According to research by the Pacific Institute, simply irrigating alfalfa fields less frequently, stressing the plant and slightly reducing its yield, could decrease the amount of water needed across the seven Colorado River basin states by roughly 10 percent. If Arizona’s cotton farmers switched to wheat but didn’t fallow a single field, it would save some 207,000 acre-feet of water—enough to supply as many as 1.4 million people for a year.
There’s little financial reason not to do this. The government is willing to consider spending huge amounts to get new water supplies, including building billion-dollar desalinization plants to purify ocean water. It would cost a tiny fraction of that to pay farmers in Arizona and California more to grow wheat rather than cotton, and for the cost of converting their fields. The billions of dollars of existing subsidies already allocated by Congress could be redirected to support those goals, or spent, as the Congressional Budget Office suggested, on equipment and infrastructure that helps farmers use less water.
“There is enough water in the West. There isn’t any pressing need for more water, period,” Babbitt said. “There are all kinds of agriculture efficiencies that have not been put into place.”
Today Wuertz lives with the deep uncertainty that comes with a transition he can no longer control. He told his son, Thomas, 24, that there is no future in cotton farming. He says that if Arizona farmers keep planting cotton, farming itself may be in jeopardy. But knowing that and acting on it have so far been different beasts, and Wuertz finds himself resistant to change. He tried growing more cantaloupe but had difficulty finding buyers who would take the time-sensitive crop before it rotted. He’s planting some acres he used to plant with cotton with alfalfa instead, but that uses even more water, though it commands a premium price.

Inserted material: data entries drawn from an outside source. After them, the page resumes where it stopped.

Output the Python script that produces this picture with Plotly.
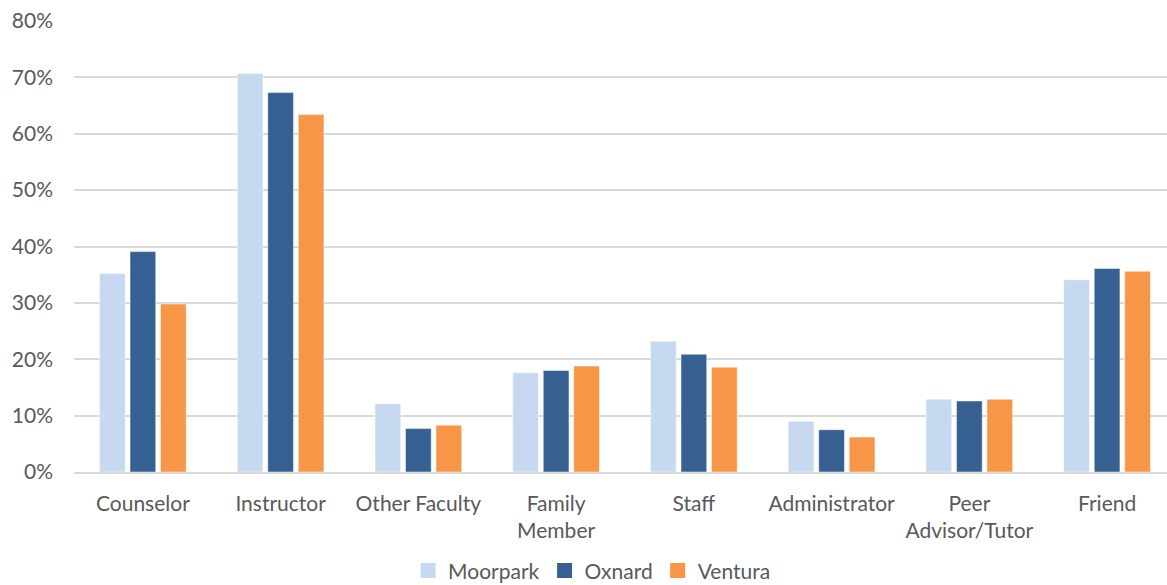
import plotly.graph_objects as go

categories = ["Counselor", "Instructor", "Other Faculty", "Family<br>Member", "Staff",
              "Administrator", "Peer<br>Advisor/Tutor", "Friend"]
moorpark = [0.352, 0.707, 0.121, 0.176, 0.232, 0.090, 0.129, 0.341]
oxnard = [0.391, 0.673, 0.077, 0.180, 0.209, 0.075, 0.126, 0.361]
ventura = [0.298, 0.634, 0.083, 0.188, 0.186, 0.062, 0.129, 0.356]
y_ticks = [0, 0.1, 0.2, 0.3, 0.4, 0.5, 0.6, 0.7, 0.8]

FONT = "Lato"
TXT = "#595959"
SIZE = 21

fig = go.Figure()
series = [("Moorpark", moorpark, "#C6D9F1"),
          ("Oxnard", oxnard, "#376092"),
          ("Ventura", ventura, "#F79646")]
for name, vals, col in series:
    fig.add_trace(go.Bar(name=name, x=list(range(len(categories))), y=vals, showlegend=False,
                         marker=dict(color=col, line=dict(color="rgba(255,255,255,0.6)", width=0.8))))
for name, vals, col in series:
    fig.add_trace(go.Scatter(name=name, x=[None], y=[None], mode="markers",
                             marker=dict(symbol="square", size=15, color=col), showlegend=True))

fig.update_layout(
    width=1167, height=585,
    margin=dict(l=74, r=0, t=21, b=113, autoexpand=False),
    paper_bgcolor="white", plot_bgcolor="white",
    barmode="group", bargap=0.336, bargroupgap=0.157,
    font=dict(family=FONT, size=SIZE, color=TXT),
    showlegend=True,
    legend=dict(orientation="h", x=0.474, xanchor="center", y=-0.219, yanchor="middle",
                font=dict(family=FONT, size=SIZE, color=TXT), itemwidth=30,
                tracegroupgap=0, bgcolor="rgba(0,0,0,0)"),
    xaxis=dict(tickmode="array", tickvals=list(range(len(categories))), ticktext=categories,
               range=[-0.5, 7.435], showgrid=False, zeroline=False,
               showline=True, linecolor="#D9D9D9", linewidth=1.5, ticks="",
               tickfont=dict(family=FONT, size=SIZE, color=TXT), ticklabelstandoff=12),
    yaxis=dict(range=[0, 0.8], tickvals=y_ticks, tickformat=".0%",
               showgrid=True, gridcolor="#D9D9D9", gridwidth=1.5, zeroline=False,
               showline=False, ticks="", tickfont=dict(family=FONT, size=SIZE, color=TXT),
               ticklabelstandoff=20),
)
fig.write_html("out.html")
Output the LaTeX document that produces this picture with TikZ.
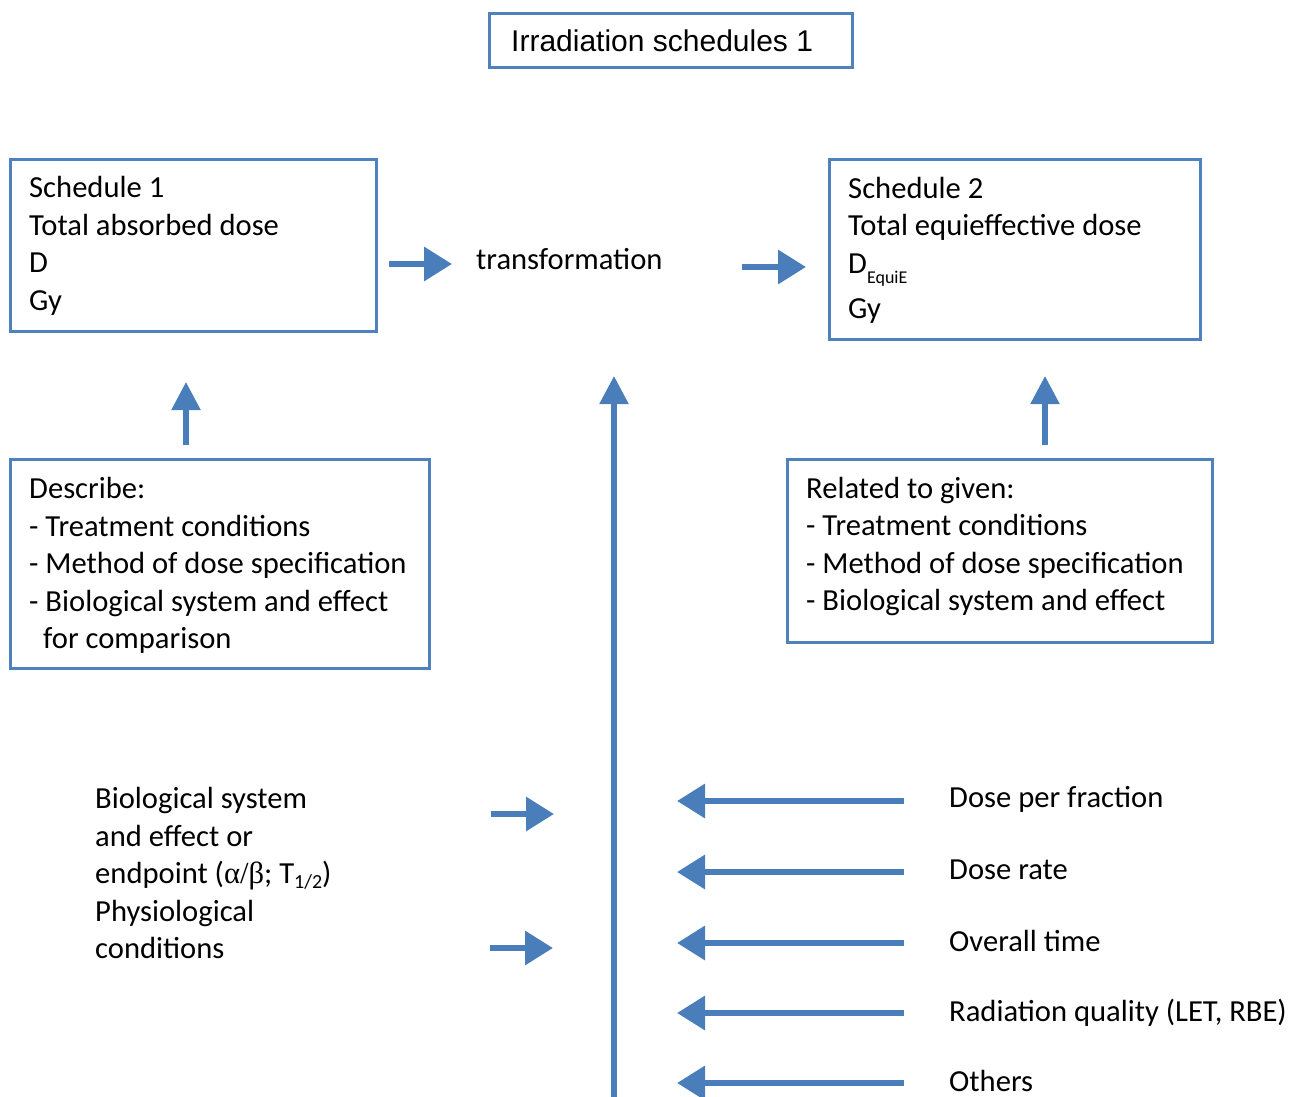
\documentclass[tikz,border=0pt]{standalone}
\usepackage{fontspec}
\setmainfont{Carlito}
\newfontfamily\arialf{Liberation Sans}
\newfontfamily\timesf{Liberation Serif}
\usetikzlibrary{arrows.meta}
\definecolor{boxblue}{HTML}{4F81BD}
\definecolor{arrblue}{HTML}{4A7EBB}
\tikzset{
  txt/.style={font=\fontsize{30.6pt}{37.5pt}\selectfont, inner sep=0pt, align=left, anchor=west},
  frame/.style={draw=boxblue, line width=2.6pt, inner sep=0pt, anchor=north west},
  varr/.style={draw=arrblue, line width=5.3pt, -{Triangle[length=28pt,width=28pt,fill=arrblue]}},
  harr/.style={draw=arrblue, line width=6.3pt, -{Triangle[length=28pt,width=33pt,fill=arrblue]}},
}
\begin{document}
\begin{tikzpicture}[x=1pt,y=-1pt]
\useasboundingbox (0,0) rectangle (1290,1097);
% title
\node[frame, minimum width=363pt, minimum height=54pt] (title) at (488,12) {};
\node[inner sep=0pt, anchor=west, font=\arialf\fontsize{30pt}{36pt}\selectfont] (titlet) at (511,41) {Irradiation schedules 1};
% schedule boxes
\node[frame, minimum width=366pt, minimum height=172pt] (s1) at (9,158) {};
\node[txt] (s1t) at (29,246) {Schedule 1\\Total absorbed dose\\D\\Gy};
\node[frame, minimum width=371pt, minimum height=180pt] (s2) at (828,158) {};
\node[txt] (s2t) at (848,250.5)
  {Schedule 2\\Total equieffective dose\\D\raisebox{-10pt}{\fontsize{18pt}{18pt}\selectfont EquiE}\\[8pt]Gy};
\node[txt] (tr) at (476,259) {transformation};
% describe boxes
\node[frame, minimum width=419pt, minimum height=209pt] (d1) at (9,458) {};
\node[txt] (d1t) at (29,565.5)
  {Describe:\\- Treatment conditions\\- Method of dose specification\\- Biological system and effect\\\hspace*{14pt}for comparison};
\node[frame, minimum width=425pt, minimum height=183pt] (d2) at (786,458) {};
\node[txt] (d2t) at (806,546.5)
  {Related to given:\\- Treatment conditions\\- Method of dose specification\\- Biological system and effect};
% left text block
\node[txt] (bio) at (95,873)
  {Biological system\\and effect or\\endpoint ({\timesf α/β}; T\raisebox{-5pt}{\fontsize{20pt}{20pt}\selectfont 1/2})\\Physiological\\conditions};
% right labels
\node[txt] (f1) at (949,799) {Dose per fraction};
\node[txt] (f2) at (949,870) {Dose rate};
\node[txt] (f3) at (949,941) {Overall time};
\node[txt] (f4) at (949,1013) {Radiation quality (LET, RBE)};
\node[txt] (f5) at (949,1081) {Others};
% arrow coordinates
\coordinate (a1s) at (389,264); \coordinate (a1e) at (452,264);
\coordinate (a2s) at (742,267); \coordinate (a2e) at (806,267);
\coordinate (u1s) at (186,445); \coordinate (u1e) at (186,382);
\coordinate (u2s) at (1045,445); \coordinate (u2e) at (1045,376);
\coordinate (vs) at (614,1100); \coordinate (ve) at (614,376);
\coordinate (b1s) at (491,814); \coordinate (b1e) at (554,814);
\coordinate (b2s) at (490,948); \coordinate (b2e) at (553,948);
\foreach \y/\n in {801/1,872/2,943/3,1013/4,1083/5}{
  \coordinate (l\n s) at (904,\y); \coordinate (l\n e) at (677,\y);
}
\draw[harr] (a1s) -- (a1e);
\draw[harr] (a2s) -- (a2e);
\draw[varr] (u1s) -- (u1e);
\draw[varr] (u2s) -- (u2e);
\draw[varr] (vs) -- (ve);
\draw[harr] (b1s) -- (b1e);
\draw[harr] (b2s) -- (b2e);
\foreach \n in {1,...,5}{ \draw[harr] (l\n s) -- (l\n e); }
\end{tikzpicture}
\end{document}
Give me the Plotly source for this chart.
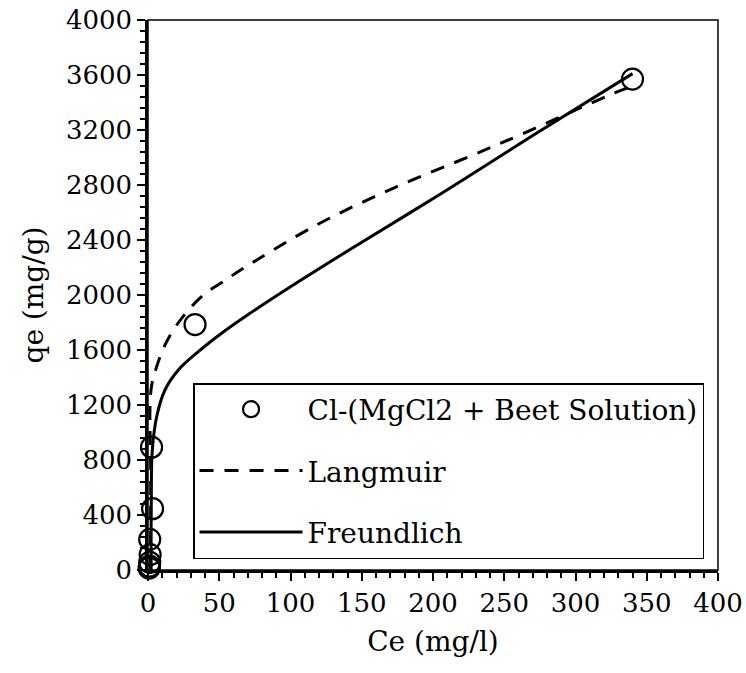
import plotly.graph_objects as go

# Experimental data
ce_data = [340, 33, 2.5, 3.2, 1.2, 1.5, 1.2, 1.0, 0.8]
qe_data = [3570, 1785, 893, 446, 223, 112, 56, 28, 14]

# Langmuir fitted curve
lang_ce = [1.8, 1.9, 2.1, 6.1, 13.1, 23.6, 38.8, 52.8, 66.9, 118.4, 172, 228, 261, 324, 340]
lang_qe = [0, 700, 1309, 1479, 1661, 1830, 2000, 2097, 2194, 2510, 2776, 3018, 3164, 3455, 3520]

# Freundlich fitted curve
freu_ce = [2.2, 2.3, 3.0, 6.1, 11.9, 21.3, 35.3, 54, 72, 100, 140, 205, 270, 340]
freu_qe = [0, 500, 870, 1115, 1309, 1455, 1588, 1740, 1870, 2060, 2320, 2733, 3160, 3610]

x_ticks = [0, 50, 100, 150, 200, 250, 300, 350, 400]
y_ticks = [0, 400, 800, 1200, 1600, 2000, 2400, 2800, 3200, 3600, 4000]

FONT = "DejaVu Serif"

fig = go.Figure()
fig.add_trace(go.Scatter(
    x=ce_data, y=qe_data, mode="markers", name="Cl-(MgCl2 + Beet Solution)",
    marker=dict(symbol="circle-open", size=21, color="black", line=dict(width=2.2, color="black")),
    cliponaxis=False, legendgroup="a",
))
fig.add_trace(go.Scatter(
    x=lang_ce, y=lang_qe, mode="lines", name="Langmuir",
    line=dict(color="black", width=3, dash="14px,11px", shape="spline", smoothing=1.0),
    legendgroup="b",
))
fig.add_trace(go.Scatter(
    x=freu_ce, y=freu_qe, mode="lines", name="Freundlich",
    line=dict(color="black", width=3, shape="spline", smoothing=1.0),
    legendgroup="c",
))

axis_common = dict(
    showgrid=False, zeroline=False, showline=True, linecolor="black", linewidth=2.5,
    ticks="outside", ticklen=8, tickwidth=1.5, tickcolor="black", automargin=False,
    ticklabeloverflow="allow",
    tickfont=dict(family=FONT, size=26, color="black"),
    minor=dict(ticks="outside", ticklen=5, tickwidth=1.5, tickcolor="black"),
)

fig.update_xaxes(
    range=[0, 400], tickvals=x_ticks, ticktext=[str(v) for v in x_ticks],
    title=dict(text="Ce (mg/l)", font=dict(family=FONT, size=28, color="black")),
    **axis_common,
)
fig.update_yaxes(
    range=[0, 4000], tickvals=y_ticks, ticktext=[str(v) for v in y_ticks],
    title=dict(text="qe (mg/g)", font=dict(family=FONT, size=28, color="black")),
    **axis_common,
)
fig.update_xaxes(minor=dict(dtick=10, tick0=0))
fig.update_yaxes(minor=dict(dtick=80, tick0=0))

fig.add_shape(type="rect", xref="paper", yref="paper", x0=0, y0=0, x1=1, y1=1,
              line=dict(color="black", width=1.5), layer="below")

fig.update_layout(
    width=746, height=673,
    margin=dict(l=148, r=28, t=20, b=103, autoexpand=False),
    plot_bgcolor="white", paper_bgcolor="white",
    font=dict(family=FONT, color="black"),
    legend=dict(
        x=0.079, y=0.34, xanchor="left", yanchor="top",
        bgcolor="white", bordercolor="black", borderwidth=1.5,
        font=dict(family=FONT, size=28, color="black"),
        itemwidth=103, tracegroupgap=22,
    ),
)

fig.write_html("out.html")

In the end, Wuertz said he doesn’t know how to grow other plants as well as he knows cotton. He’s been a gin director, president of the Arizona Cotton Growers Association, head of the Arizona Cotton Research and Protection Council. His identity is wrapped up in those prickly bolls out in his fields.
“When I quit cotton all of that goes away. Ninety percent of my life is gone. It doesn’t mean a damn thing,” he said. “I’m just not ready to do that yet. And it’s not to say I won’t get there.”